The Labour Party has called on gardaí to initiate a criminal investigation into the role played by Cardinal Sean Brady in a 1975 canonical inquiry into sexual abuse of children by the paedophile priest Fr Brendan Smyth.
The party’s spokeswoman on Social Affairs Roisin Shortall said today that Dr Brady, then a priest in the diocese of Kilmore, had not passed onto the civil authorities the evidence of serious criminal offences perpetrated by Fr Smyth on two children that presented to the inquiry.
She said the second matter relating to Cardinal Brady’s role that should be referred to the Garda Siochana was the requirement on the two children, a boy aged 10 and a girl aged 14, to take an oath of secrecy.
“Under the Offences against the State Act 1939, it’s an offence to given an oath for the purposes of covering up a crime.
“The Labour Party is calling for a Garda investigation into the role of Sean Brady in this entire affair,” said Ms Shortall.
She said that many people would also be “appalled at yet another senior cleric trying to defend the indefensible on the airwaves.
“It’s bad enough that a priest abused a number of children.

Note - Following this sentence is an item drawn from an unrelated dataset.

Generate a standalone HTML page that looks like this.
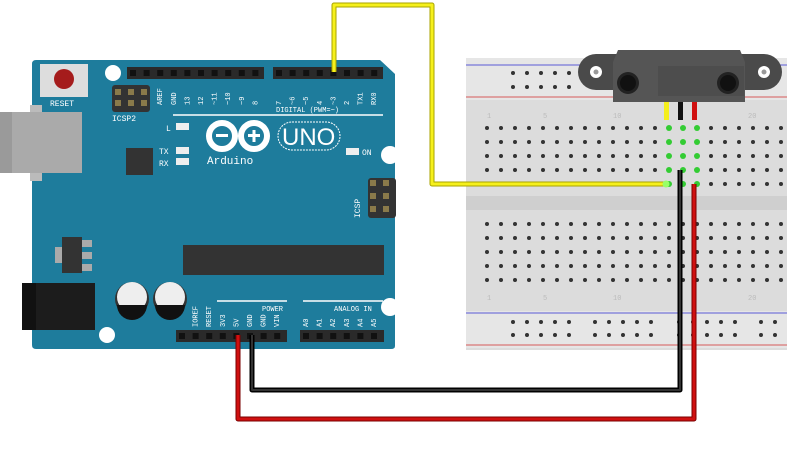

It’s really beyond belief that in a situation where children were required to take an oath of silence to hide it,” she said.
When asked should Dr Brady resign, Ms shortall said it was not the place of a TD to call for a resignation, saying that was a matter for church authorities.
She continued that she was concerned about what she called “serious ambivalence” about criminal activity surrounding young children.
“This again raises the issue of the appropriateness of the church authorities being involved so centrally in our education and health services,” she said.
The party also said there was an onus on the Minister for Justice Dermot Ahern to give a public update on the progress made by the Garda Siochana in its investigation of offences uncovered by the Murphy inquiry.
Ms Shortall said that Mr Ahern said he had handed a copy of the report to the gardai last July, yet nothing has been heard of the investigation since then.
She added that the Labour Party also supported the Murphy inquiry being extended to other dioceses.